Austin City Council is set to take up a measure Thursday to encourage affordable housing to be more evenly dispersed throughout the city.
Low-income housing tends to be built in higher-poverty areas on the outer edges of the city. Rental housing that’s affordable to people earning $25,000 or less a year is scarce or nonexistent in many of Austin's wealthiest neighborhoods.
A resolution proposed by Council Member Greg Casar asks city staff to look into ways to get more tax credits to developers with projects in moderate- or high-income areas.
“We want and clearly need more affordable units, income-restricted, everywhere in the city, but with some of these projects, we’re just getting them in one particular part,” Casar told council members at City Hall on Tuesday. “What ways can we address both issues at once? What might be some of those options?”
The Internal Revenue Service distributes tax credits to states and local housing authorities, which in turn award them to developers. These low-income housing tax credits are the primary government tool cities use to add new, below-market rate rental units.
But before builders can break ground, they need approval from state and local government. Casar said the approval process could be used to help counter the economic segregation.

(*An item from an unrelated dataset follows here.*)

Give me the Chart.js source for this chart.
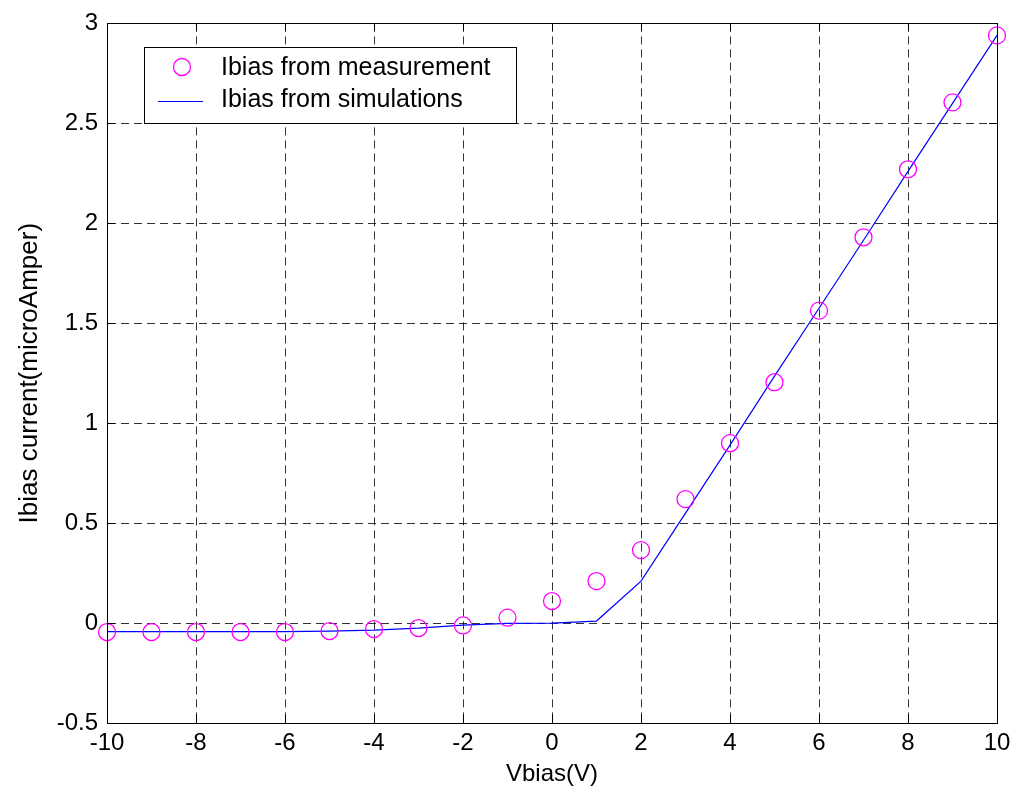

District 10 Council Member Alison Alter questioned how his measure might align with existing plans. In April, City Council approved the Strategic Housing Blueprint, which sets a goal of adding 135,000 new units over 10 years and prioritizes placing new housing near transit and high-growth corridors.
“They’re supposed to be coming back with an implementation plan which covers all of these things, and yet we’re giving them additional direction,” Alter said.
Casar said the housing blueprint takes a comprehensive view, but while council is waiting on that implementation plan, he doesn’t want to miss the opportunity to get affordable housing in new places. He said many of the tax credit projects recently approved in his district, which encompasses parts of Northeast and North Central Austin, have been located farther away from Central Austin.
“Had there been, potentially, more city funding at stake or more city incentives or support with certain programs, maybe those affordable housing builders would have had the opportunity to go farther south in my district, closer to even more services and higher quality schools,” he said.
Council Member Ora Houston noted that by the time developers come to council for approval, they tend to have their project sites picked out. Casar said the goal is to have the city involved earlier in the process, encouraging builders to consider a wider range of sites.